Problem to work on:
Quote all lines below exactly. Images stay out.

>> START Source data

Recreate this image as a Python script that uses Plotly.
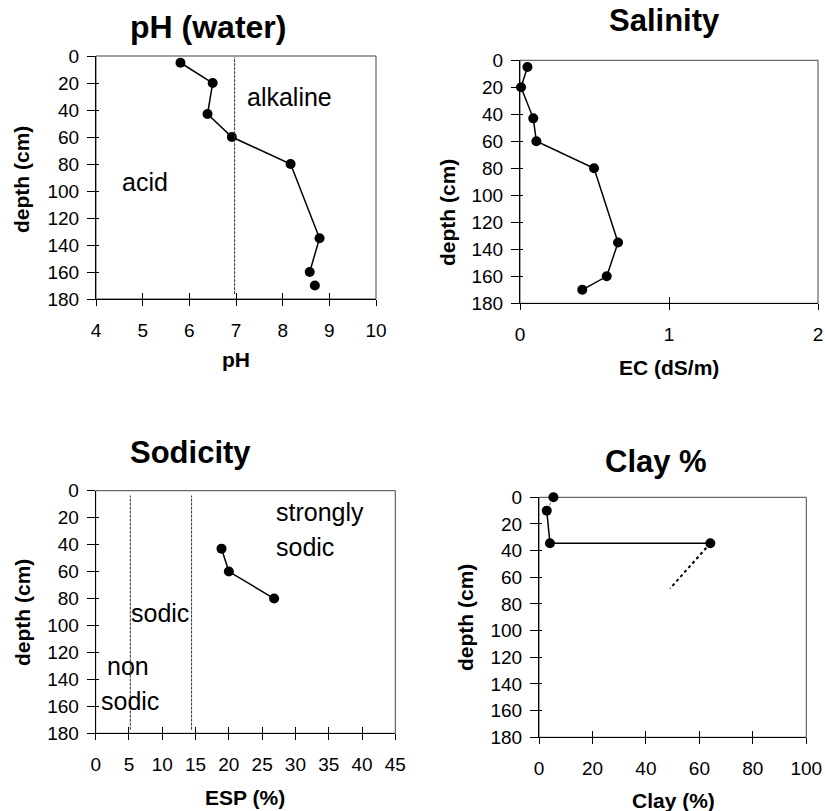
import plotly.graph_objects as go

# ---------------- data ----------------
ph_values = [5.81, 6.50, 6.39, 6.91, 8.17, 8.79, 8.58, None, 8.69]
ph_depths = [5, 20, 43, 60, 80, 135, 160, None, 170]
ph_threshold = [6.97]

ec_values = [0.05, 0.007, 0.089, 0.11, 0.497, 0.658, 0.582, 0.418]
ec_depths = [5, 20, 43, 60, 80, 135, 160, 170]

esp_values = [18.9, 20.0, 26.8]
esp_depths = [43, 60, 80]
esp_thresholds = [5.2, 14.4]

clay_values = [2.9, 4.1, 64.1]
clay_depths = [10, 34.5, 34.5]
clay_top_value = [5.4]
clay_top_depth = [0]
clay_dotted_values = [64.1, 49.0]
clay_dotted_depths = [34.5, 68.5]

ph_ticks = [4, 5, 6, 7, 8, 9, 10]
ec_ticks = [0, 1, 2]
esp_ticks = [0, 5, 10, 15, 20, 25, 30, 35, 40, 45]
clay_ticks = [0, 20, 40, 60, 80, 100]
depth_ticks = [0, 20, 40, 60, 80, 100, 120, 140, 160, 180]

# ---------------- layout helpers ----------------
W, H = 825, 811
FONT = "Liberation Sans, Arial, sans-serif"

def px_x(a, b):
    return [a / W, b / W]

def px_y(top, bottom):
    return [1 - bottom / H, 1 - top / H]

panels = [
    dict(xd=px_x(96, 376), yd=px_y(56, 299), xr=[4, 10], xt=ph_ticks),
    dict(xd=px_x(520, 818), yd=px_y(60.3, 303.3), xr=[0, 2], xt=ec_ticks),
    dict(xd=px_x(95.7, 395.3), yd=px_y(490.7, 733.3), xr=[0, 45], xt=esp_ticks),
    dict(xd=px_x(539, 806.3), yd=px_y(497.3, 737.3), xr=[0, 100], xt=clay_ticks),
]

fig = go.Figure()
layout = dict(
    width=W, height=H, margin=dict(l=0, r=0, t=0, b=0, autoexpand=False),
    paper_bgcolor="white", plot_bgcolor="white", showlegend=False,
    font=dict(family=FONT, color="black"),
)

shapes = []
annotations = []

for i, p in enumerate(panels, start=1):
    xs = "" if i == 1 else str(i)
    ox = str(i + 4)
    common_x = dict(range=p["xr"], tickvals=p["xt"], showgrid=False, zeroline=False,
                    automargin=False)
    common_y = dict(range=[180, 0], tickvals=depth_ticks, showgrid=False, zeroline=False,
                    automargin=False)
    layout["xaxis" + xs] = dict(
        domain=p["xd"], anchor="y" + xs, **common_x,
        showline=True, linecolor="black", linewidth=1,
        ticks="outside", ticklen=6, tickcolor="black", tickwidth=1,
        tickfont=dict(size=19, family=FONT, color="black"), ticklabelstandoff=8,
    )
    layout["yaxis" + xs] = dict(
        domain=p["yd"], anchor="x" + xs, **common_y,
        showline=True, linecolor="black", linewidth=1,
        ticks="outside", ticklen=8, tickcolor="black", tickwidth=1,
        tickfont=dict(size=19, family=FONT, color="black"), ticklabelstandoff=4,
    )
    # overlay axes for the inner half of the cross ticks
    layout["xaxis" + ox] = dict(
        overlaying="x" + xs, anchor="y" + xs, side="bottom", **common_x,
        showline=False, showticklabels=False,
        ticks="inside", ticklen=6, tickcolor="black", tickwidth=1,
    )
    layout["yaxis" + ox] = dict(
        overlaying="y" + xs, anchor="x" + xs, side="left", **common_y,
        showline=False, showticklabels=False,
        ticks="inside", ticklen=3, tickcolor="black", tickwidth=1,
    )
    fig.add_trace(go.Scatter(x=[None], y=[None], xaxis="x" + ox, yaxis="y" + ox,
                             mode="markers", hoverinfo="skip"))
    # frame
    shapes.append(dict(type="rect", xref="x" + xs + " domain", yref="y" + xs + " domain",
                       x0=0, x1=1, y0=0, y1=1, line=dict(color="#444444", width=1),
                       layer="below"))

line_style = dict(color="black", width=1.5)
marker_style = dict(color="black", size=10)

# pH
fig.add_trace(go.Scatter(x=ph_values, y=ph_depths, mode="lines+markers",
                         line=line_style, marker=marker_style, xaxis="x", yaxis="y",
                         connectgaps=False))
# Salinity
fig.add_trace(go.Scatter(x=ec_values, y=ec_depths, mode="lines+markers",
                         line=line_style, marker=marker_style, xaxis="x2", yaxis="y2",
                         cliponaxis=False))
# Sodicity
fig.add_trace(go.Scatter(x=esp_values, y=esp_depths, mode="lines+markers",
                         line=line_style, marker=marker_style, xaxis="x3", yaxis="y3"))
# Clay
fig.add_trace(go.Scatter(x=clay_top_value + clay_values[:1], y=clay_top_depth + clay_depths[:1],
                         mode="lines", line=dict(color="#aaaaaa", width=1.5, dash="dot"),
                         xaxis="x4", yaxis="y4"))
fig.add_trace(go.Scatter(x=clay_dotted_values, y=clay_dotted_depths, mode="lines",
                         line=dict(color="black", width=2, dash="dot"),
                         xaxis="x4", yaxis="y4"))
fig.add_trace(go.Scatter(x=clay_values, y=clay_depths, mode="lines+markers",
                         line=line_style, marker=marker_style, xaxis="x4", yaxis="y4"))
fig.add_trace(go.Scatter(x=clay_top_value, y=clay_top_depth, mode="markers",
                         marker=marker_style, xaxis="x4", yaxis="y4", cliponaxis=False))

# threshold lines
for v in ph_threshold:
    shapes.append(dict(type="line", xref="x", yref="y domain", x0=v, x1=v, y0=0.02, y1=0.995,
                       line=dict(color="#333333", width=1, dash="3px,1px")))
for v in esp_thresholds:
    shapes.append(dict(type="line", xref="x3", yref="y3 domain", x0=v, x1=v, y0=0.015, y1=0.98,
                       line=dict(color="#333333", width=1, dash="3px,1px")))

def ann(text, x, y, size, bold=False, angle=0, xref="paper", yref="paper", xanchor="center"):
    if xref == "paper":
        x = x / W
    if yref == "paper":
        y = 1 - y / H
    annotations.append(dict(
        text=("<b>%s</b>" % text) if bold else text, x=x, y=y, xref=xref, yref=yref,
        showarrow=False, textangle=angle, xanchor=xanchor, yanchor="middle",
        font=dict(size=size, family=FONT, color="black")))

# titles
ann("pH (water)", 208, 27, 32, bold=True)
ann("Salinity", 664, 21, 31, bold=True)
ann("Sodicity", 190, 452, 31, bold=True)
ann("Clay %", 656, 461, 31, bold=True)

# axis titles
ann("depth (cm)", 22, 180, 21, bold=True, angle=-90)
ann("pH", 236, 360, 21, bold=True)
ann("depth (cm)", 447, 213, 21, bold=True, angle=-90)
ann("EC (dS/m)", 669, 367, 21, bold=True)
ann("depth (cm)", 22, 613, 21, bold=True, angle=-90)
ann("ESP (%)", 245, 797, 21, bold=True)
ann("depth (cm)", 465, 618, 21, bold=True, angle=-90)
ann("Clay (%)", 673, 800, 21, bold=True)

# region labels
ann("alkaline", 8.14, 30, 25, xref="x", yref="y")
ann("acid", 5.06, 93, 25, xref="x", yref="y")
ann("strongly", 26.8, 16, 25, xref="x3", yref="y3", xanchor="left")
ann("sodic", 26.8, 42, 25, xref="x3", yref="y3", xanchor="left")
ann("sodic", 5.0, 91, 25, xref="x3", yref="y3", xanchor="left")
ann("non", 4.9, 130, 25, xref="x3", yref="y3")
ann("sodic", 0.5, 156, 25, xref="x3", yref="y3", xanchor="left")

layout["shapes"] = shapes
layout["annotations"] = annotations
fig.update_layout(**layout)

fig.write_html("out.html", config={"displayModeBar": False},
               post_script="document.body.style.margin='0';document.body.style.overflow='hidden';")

>> END Source data

Output for this exercise:
Recreate this image as a Python script that uses Plotly.
import plotly.graph_objects as go

# ---------------- data ----------------
ph_values = [5.81, 6.50, 6.39, 6.91, 8.17, 8.79, 8.58, None, 8.69]
ph_depths = [5, 20, 43, 60, 80, 135, 160, None, 170]
ph_threshold = [6.97]

ec_values = [0.05, 0.007, 0.089, 0.11, 0.497, 0.658, 0.582, 0.418]
ec_depths = [5, 20, 43, 60, 80, 135, 160, 170]

esp_values = [18.9, 20.0, 26.8]
esp_depths = [43, 60, 80]
esp_thresholds = [5.2, 14.4]

clay_values = [2.9, 4.1, 64.1]
clay_depths = [10, 34.5, 34.5]
clay_top_value = [5.4]
clay_top_depth = [0]
clay_dotted_values = [64.1, 49.0]
clay_dotted_depths = [34.5, 68.5]

ph_ticks = [4, 5, 6, 7, 8, 9, 10]
ec_ticks = [0, 1, 2]
esp_ticks = [0, 5, 10, 15, 20, 25, 30, 35, 40, 45]
clay_ticks = [0, 20, 40, 60, 80, 100]
depth_ticks = [0, 20, 40, 60, 80, 100, 120, 140, 160, 180]

# ---------------- layout helpers ----------------
W, H = 825, 811
FONT = "Liberation Sans, Arial, sans-serif"

def px_x(a, b):
    return [a / W, b / W]

def px_y(top, bottom):
    return [1 - bottom / H, 1 - top / H]

panels = [
    dict(xd=px_x(96, 376), yd=px_y(56, 299), xr=[4, 10], xt=ph_ticks),
    dict(xd=px_x(520, 818), yd=px_y(60.3, 303.3), xr=[0, 2], xt=ec_ticks),
    dict(xd=px_x(95.7, 395.3), yd=px_y(490.7, 733.3), xr=[0, 45], xt=esp_ticks),
    dict(xd=px_x(539, 806.3), yd=px_y(497.3, 737.3), xr=[0, 100], xt=clay_ticks),
]

fig = go.Figure()
layout = dict(
    width=W, height=H, margin=dict(l=0, r=0, t=0, b=0, autoexpand=False),
    paper_bgcolor="white", plot_bgcolor="white", showlegend=False,
    font=dict(family=FONT, color="black"),
)

shapes = []
annotations = []

for i, p in enumerate(panels, start=1):
    xs = "" if i == 1 else str(i)
    ox = str(i + 4)
    common_x = dict(range=p["xr"], tickvals=p["xt"], showgrid=False, zeroline=False,
                    automargin=False)
    common_y = dict(range=[180, 0], tickvals=depth_ticks, showgrid=False, zeroline=False,
                    automargin=False)
    layout["xaxis" + xs] = dict(
        domain=p["xd"], anchor="y" + xs, **common_x,
        showline=True, linecolor="black", linewidth=1,
        ticks="outside", ticklen=6, tickcolor="black", tickwidth=1,
        tickfont=dict(size=19, family=FONT, color="black"), ticklabelstandoff=8,
    )
    layout["yaxis" + xs] = dict(
        domain=p["yd"], anchor="x" + xs, **common_y,
        showline=True, linecolor="black", linewidth=1,
        ticks="outside", ticklen=8, tickcolor="black", tickwidth=1,
        tickfont=dict(size=19, family=FONT, color="black"), ticklabelstandoff=4,
    )
    # overlay axes for the inner half of the cross ticks
    layout["xaxis" + ox] = dict(
        overlaying="x" + xs, anchor="y" + xs, side="bottom", **common_x,
        showline=False, showticklabels=False,
        ticks="inside", ticklen=6, tickcolor="black", tickwidth=1,
    )
    layout["yaxis" + ox] = dict(
        overlaying="y" + xs, anchor="x" + xs, side="left", **common_y,
        showline=False, showticklabels=False,
        ticks="inside", ticklen=3, tickcolor="black", tickwidth=1,
    )
    fig.add_trace(go.Scatter(x=[None], y=[None], xaxis="x" + ox, yaxis="y" + ox,
                             mode="markers", hoverinfo="skip"))
    # frame
    shapes.append(dict(type="rect", xref="x" + xs + " domain", yref="y" + xs + " domain",
                       x0=0, x1=1, y0=0, y1=1, line=dict(color="#444444", width=1),
                       layer="below"))

line_style = dict(color="black", width=1.5)
marker_style = dict(color="black", size=10)

# pH
fig.add_trace(go.Scatter(x=ph_values, y=ph_depths, mode="lines+markers",
                         line=line_style, marker=marker_style, xaxis="x", yaxis="y",
                         connectgaps=False))
# Salinity
fig.add_trace(go.Scatter(x=ec_values, y=ec_depths, mode="lines+markers",
                         line=line_style, marker=marker_style, xaxis="x2", yaxis="y2",
                         cliponaxis=False))
# Sodicity
fig.add_trace(go.Scatter(x=esp_values, y=esp_depths, mode="lines+markers",
                         line=line_style, marker=marker_style, xaxis="x3", yaxis="y3"))
# Clay
fig.add_trace(go.Scatter(x=clay_top_value + clay_values[:1], y=clay_top_depth + clay_depths[:1],
                         mode="lines", line=dict(color="#aaaaaa", width=1.5, dash="dot"),
                         xaxis="x4", yaxis="y4"))
fig.add_trace(go.Scatter(x=clay_dotted_values, y=clay_dotted_depths, mode="lines",
                         line=dict(color="black", width=2, dash="dot"),
                         xaxis="x4", yaxis="y4"))
fig.add_trace(go.Scatter(x=clay_values, y=clay_depths, mode="lines+markers",
                         line=line_style, marker=marker_style, xaxis="x4", yaxis="y4"))
fig.add_trace(go.Scatter(x=clay_top_value, y=clay_top_depth, mode="markers",
                         marker=marker_style, xaxis="x4", yaxis="y4", cliponaxis=False))

# threshold lines
for v in ph_threshold:
    shapes.append(dict(type="line", xref="x", yref="y domain", x0=v, x1=v, y0=0.02, y1=0.995,
                       line=dict(color="#333333", width=1, dash="3px,1px")))
for v in esp_thresholds:
    shapes.append(dict(type="line", xref="x3", yref="y3 domain", x0=v, x1=v, y0=0.015, y1=0.98,
                       line=dict(color="#333333", width=1, dash="3px,1px")))

def ann(text, x, y, size, bold=False, angle=0, xref="paper", yref="paper", xanchor="center"):
    if xref == "paper":
        x = x / W
    if yref == "paper":
        y = 1 - y / H
    annotations.append(dict(
        text=("<b>%s</b>" % text) if bold else text, x=x, y=y, xref=xref, yref=yref,
        showarrow=False, textangle=angle, xanchor=xanchor, yanchor="middle",
        font=dict(size=size, family=FONT, color="black")))

# titles
ann("pH (water)", 208, 27, 32, bold=True)
ann("Salinity", 664, 21, 31, bold=True)
ann("Sodicity", 190, 452, 31, bold=True)
ann("Clay %", 656, 461, 31, bold=True)

# axis titles
ann("depth (cm)", 22, 180, 21, bold=True, angle=-90)
ann("pH", 236, 360, 21, bold=True)
ann("depth (cm)", 447, 213, 21, bold=True, angle=-90)
ann("EC (dS/m)", 669, 367, 21, bold=True)
ann("depth (cm)", 22, 613, 21, bold=True, angle=-90)
ann("ESP (%)", 245, 797, 21, bold=True)
ann("depth (cm)", 465, 618, 21, bold=True, angle=-90)
ann("Clay (%)", 673, 800, 21, bold=True)

# region labels
ann("alkaline", 8.14, 30, 25, xref="x", yref="y")
ann("acid", 5.06, 93, 25, xref="x", yref="y")
ann("strongly", 26.8, 16, 25, xref="x3", yref="y3", xanchor="left")
ann("sodic", 26.8, 42, 25, xref="x3", yref="y3", xanchor="left")
ann("sodic", 5.0, 91, 25, xref="x3", yref="y3", xanchor="left")
ann("non", 4.9, 130, 25, xref="x3", yref="y3")
ann("sodic", 0.5, 156, 25, xref="x3", yref="y3", xanchor="left")

layout["shapes"] = shapes
layout["annotations"] = annotations
fig.update_layout(**layout)

fig.write_html("out.html", config={"displayModeBar": False},
               post_script="document.body.style.margin='0';document.body.style.overflow='hidden';")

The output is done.